Multiscale Approach to the Study of the Electronic Properties of Two Thiophene Curcuminoid Molecules

We studied the electronic and conductance properties of two thiophene–curcuminoid molecules, 2‐thphCCM (1) and 3‐thphCCM (2), in which the only structural difference is the position of the sulfur atoms in the thiophene terminal groups. We used electrochemical techniques as well as UV/Vis absorption studies to obtain the values of the HOMO–LUMO band gap energies, showing that molecule 1 has lower values than 2. Theoretical calculations show the same trend. Self‐assembled monolayers (SAMs) of these molecules were studied by using electrochemistry, showing that the interaction with gold reduces drastically the HOMO–LUMO gap in both molecules to almost the same value.
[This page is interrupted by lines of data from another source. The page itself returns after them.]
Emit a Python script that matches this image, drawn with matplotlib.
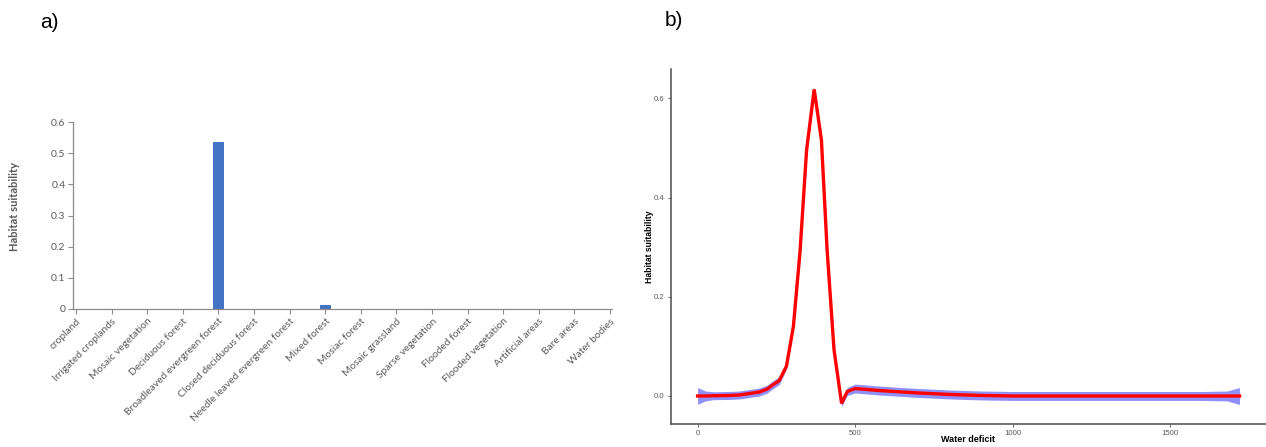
import matplotlib.pyplot as plt
import numpy as np

# ---- panel a) data: habitat suitability per land-cover class ----
land_cover = ["cropland", "Irrigated croplands", "Mosaic vegetation", "Deciduous forest",
              "Broadleaved evergreen forest", "Closed deciduous forest",
              "Needle leaved evergreen forest", "Mixed forest", "Mosiac forest",
              "Mosaic grassland", "Sparse vegetation", "Flooded forest",
              "Flooded vegetation", "Artificial areas", "Bare areas", "Water bodies"]
suitability = [0, 0, 0, 0, 0.535, 0, 0, 0.012, 0, 0, 0, 0, 0, 0, 0, 0]
a_yticks = [0, 0.1, 0.2, 0.3, 0.4, 0.5, 0.6]

# ---- panel b) data: response curve to water deficit ----
deficit = [0, 25, 50, 100, 133, 165, 196, 221, 240, 259, 282, 304, 325, 346, 370,
           393, 411, 433, 457, 475, 500, 576, 650, 703, 800, 900, 1000, 1200,
           1400, 1600, 1680, 1720]
response = [0.000, 0.000, 0.0005, 0.001, 0.002, 0.005, 0.008, 0.014, 0.023, 0.031,
            0.060, 0.140, 0.290, 0.496, 0.618, 0.516, 0.295, 0.093, -0.015, 0.009,
            0.015, 0.011, 0.008, 0.006, 0.003, 0.001, 0.000, 0.000, 0.000, 0.000,
            0.000, 0.000]
band_half = [0.017, 0.010, 0.008, 0.008, 0.008, 0.008, 0.008, 0.008, 0.008, 0.008,
             0.006, 0.005, 0.005, 0.005, 0.006, 0.005, 0.005, 0.005, 0.006, 0.008,
             0.009, 0.009, 0.009, 0.009, 0.009, 0.009, 0.009, 0.009, 0.009, 0.009,
             0.010, 0.017]
b_xticks = [0, 500, 1000, 1500]
b_yticks = [0.0, 0.2, 0.4, 0.6]

W, H = 1266, 447
fig = plt.figure(figsize=(W / 100, H / 100), dpi=100)

# --- a) Excel-style bar chart ---
axa = fig.add_axes([73.2 / W, 1 - 309 / H, 538.6 / W, 187 / H])
pos = np.arange(len(land_cover))
axa.bar(pos, suitability, width=0.31, color="#4472C4")
axa.set_xlim(-0.08, 15.05)
axa.set_ylim(0, 0.6)
axa.set_yticks(a_yticks)
axa.set_yticklabels([f"{v:g}" for v in a_yticks], fontsize=7.5, color="#595959", family="Lato")
axa.set_xticks(pos)
axa.set_xticklabels(land_cover, rotation=45, ha="right", rotation_mode="anchor",
                    fontsize=7.4, color="#595959", family="Lato")
for s in ["top", "right"]:
    axa.spines[s].set_visible(False)
for s in ["left", "bottom"]:
    axa.spines[s].set_color("#8c8c8c")
    axa.spines[s].set_linewidth(0.9)
axa.tick_params(axis="both", length=3.5, width=0.8, color="#8c8c8c", pad=2)
fig.text(15 / W, 1 - 206 / H, "Habitat suitability", rotation=90, ha="center", va="center",
         fontsize=8, fontweight="bold", color="#595959", family="Lato")
fig.text(40 / W, 1 - 28 / H, "a)", fontsize=15, family="Liberation Sans", va="baseline")

# --- b) ggplot-style response curve ---
axb = fig.add_axes([670.5 / W, 1 - 424 / H, 595.5 / W, 354.7 / H])
x = np.array(deficit)
y = np.array(response)
hw = np.array(band_half)
axb.fill_between(x, y - hw, y + hw, color="#9090fa", linewidth=0)
axb.plot(x, y, color="#ff0000", linewidth=2.4, solid_joinstyle="miter")
axb.set_xlim(-86, 1804)
axb.set_ylim(-0.0565, 0.6585)
axb.set_xticks(b_xticks)
axb.set_yticks(b_yticks)
axb.set_yticklabels([f"{v:.1f}" for v in b_yticks])
for s in ["top", "right"]:
    axb.spines[s].set_visible(False)
for s in ["left", "bottom"]:
    axb.spines[s].set_color("#4d4d4d")
    axb.spines[s].set_linewidth(1.1)
axb.tick_params(axis="both", length=2.5, width=0.6, color="#4d4d4d", labelsize=5.6,
                labelcolor="#5a5a5a", pad=2)
for lab in axb.get_xticklabels() + axb.get_yticklabels():
    lab.set_family("Liberation Sans")
fig.text(968 / W, 1 - 439 / H, "Water deficit", ha="center", va="center", fontsize=6.5,
         fontweight="bold", family="Liberation Sans")
fig.text(650 / W, 1 - 246.5 / H, "Habitat suitability", rotation=90, ha="center", va="center",
         fontsize=6.2, fontweight="bold", family="Liberation Sans")
fig.text(665 / W, 1 - 26 / H, "b)", fontsize=15, family="Liberation Sans", va="baseline")

fig.savefig("out.png", dpi=100)
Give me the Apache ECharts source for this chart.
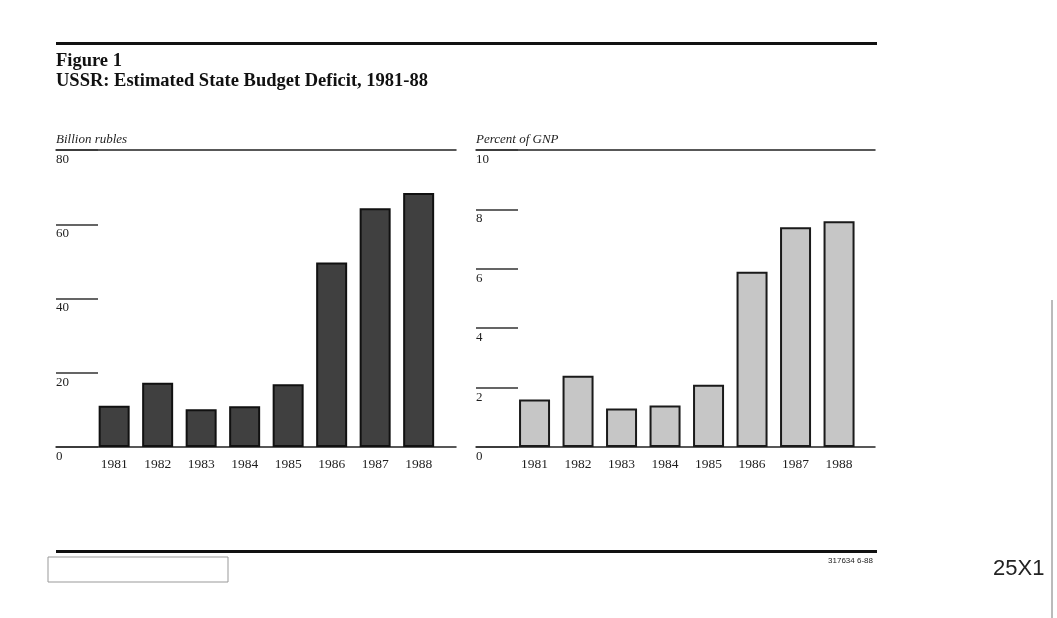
<!DOCTYPE html>
<html>
<head>
<meta charset="utf-8">
<script src="https://cdn.jsdelivr.net/npm/echarts@6/dist/echarts.min.js"></script>
<style>
  html, body { margin: 0; padding: 0; background: #fff; }
  #budget_chart { width: 1057px; height: 618px; }
</style>
</head>
<body>
<div id="budget_chart"></div>
<script>
// 연도 / 값
var years = ['1981', '1982', '1983', '1984', '1985', '1986', '1987', '1988']
var deficitRubles = [11.1, 17.3, 10.2, 11.0, 16.9, 49.7, 64.3, 68.4]   // billion rubles
var deficitGnp = [1.6, 2.4, 1.3, 1.4, 2.1, 5.9, 7.4, 7.6]              // percent of GNP
var rublesTicks = { min: 0, max: 80, interval: 20 }
var gnpTicks = { min: 0, max: 10, interval: 2 }

var serif = "'Liberation Serif', 'DejaVu Serif', serif"
var ink = '#1e1e1e'

var budgetChart = echarts.init(document.getElementById('budget_chart'))

// 눈금 축 (짧은 가로선 + 아래쪽 라벨)
function tickAxis (grid, ticks, name) {
  return {
    type: 'value',
    gridIndex: grid,
    min: ticks.min,
    max: ticks.max,
    interval: ticks.interval,
    name: name,
    nameLocation: 'end',
    nameGap: 4,
    nameTextStyle: {
      fontFamily: serif, fontStyle: 'italic', fontSize: 13, color: ink,
      align: 'left', verticalAlign: 'bottom'
    },
    axisLine: { show: false },
    axisTick: { show: true, inside: true, length: 42, lineStyle: { color: '#333', width: 1.5 } },
    splitLine: { show: false },
    axisLabel: {
      inside: true, margin: 0, align: 'left', verticalAlign: 'top', padding: [3, 0, 0, 0],
      fontFamily: serif, fontSize: 13, color: ink
    }
  }
}

// 위/아래 전체 가로선
function frameLine (grid, pos) {
  return {
    type: 'value', gridIndex: grid, position: pos, min: 0, max: 1,
    axisLine: { show: true, lineStyle: { color: '#222', width: 1.5 } },
    axisTick: { show: false }, axisLabel: { show: false }, splitLine: { show: false }
  }
}

function yearAxis (grid) {
  return {
    type: 'category', gridIndex: grid, data: years,
    axisLine: { show: false }, axisTick: { show: false },
    axisLabel: { margin: 10, fontFamily: serif, fontSize: 13.5, color: ink }
  }
}

function hiddenY (grid, ticks) {
  return { type: 'value', gridIndex: grid, min: ticks.min, max: ticks.max, show: false }
}

option = {
  backgroundColor: '#fff',
  animation: false,
  grid: [
    { left: 56, top: 150, width: 400, height: 297 },     // 왼쪽 프레임
    { left: 92.4, top: 150, width: 348, height: 297 },   // 왼쪽 막대
    { left: 476, top: 150, width: 399, height: 297 },    // 오른쪽 프레임
    { left: 512.8, top: 150, width: 348, height: 297 }   // 오른쪽 막대
  ],
  xAxis: [
    frameLine(0, 'bottom'),
    frameLine(0, 'top'),
    yearAxis(1),
    frameLine(2, 'bottom'),
    frameLine(2, 'top'),
    yearAxis(3)
  ],
  yAxis: [
    tickAxis(0, rublesTicks, 'Billion rubles'),
    hiddenY(1, rublesTicks),
    tickAxis(2, gnpTicks, 'Percent of GNP'),
    hiddenY(3, gnpTicks)
  ],
  series: [
    {
      name: 'Billion rubles',
      type: 'bar',
      xAxisIndex: 2,
      yAxisIndex: 1,
      barWidth: 31,
      data: deficitRubles,
      itemStyle: { color: '#404040', borderColor: '#111', borderWidth: 2 }
    },
    {
      name: 'Percent of GNP',
      type: 'bar',
      xAxisIndex: 5,
      yAxisIndex: 3,
      barWidth: 31,
      data: deficitGnp,
      itemStyle: { color: '#c6c6c6', borderColor: '#1a1a1a', borderWidth: 2 }
    }
  ],
  graphic: [
    // 상단 굵은 선
    { type: 'rect', shape: { x: 56, y: 42, width: 821, height: 3 }, style: { fill: '#111' } },
    { type: 'text', left: 56, top: 52, style: { text: 'Figure 1', font: 'bold 18.5px ' + serif, fill: '#111' } },
    { type: 'text', left: 56, top: 72, style: { text: 'USSR: Estimated State Budget Deficit, 1981-88', font: 'bold 18.5px ' + serif, fill: '#111' } },
    // 하단 굵은 선
    { type: 'rect', shape: { x: 56, y: 550, width: 821, height: 3 }, style: { fill: '#111' } },
    { type: 'rect', shape: { x: 48, y: 557, width: 180, height: 25 }, style: { fill: '#fff', stroke: '#999', lineWidth: 1 } },
    { type: 'text', right: 184, top: 557, style: { text: '317634 6-88', font: '8px "Liberation Sans Narrow", "Liberation Sans", sans-serif', fill: '#222' } },
    { type: 'text', left: 993, top: 558, style: { text: '25X1', font: '22px "Liberation Sans", Arial, sans-serif', fill: '#222' } },
    { type: 'line', shape: { x1: 1052, y1: 300, x2: 1052, y2: 618 }, style: { stroke: '#777', lineWidth: 1 } }
  ]
};

//  차트 옵션 설정하기
budgetChart.setOption(option)
</script>
</body>
</html>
Single‐molecule conductance measurements show that molecule 2 has two different conductance values, whereas molecule 1 exhibits only one. Based on theoretical calculations, we conclude that the lowest conductance value, similar in both molecules, corresponds to a van der Waals interaction between the thiophene ring and the electrodes. The one order of magnitude higher conductance value for molecule 2 corresponds to a coordinate (dative covalent) interaction between the sulfur atoms and the gold electrodes. In pole position: Different sulfur atom positions in the terminal thiophene rings of two curcuminoid molecules and their anchoring between two gold electrodes influence the conductance values measured by using mechanically controlled break junction (MCBJ) methods (see figure).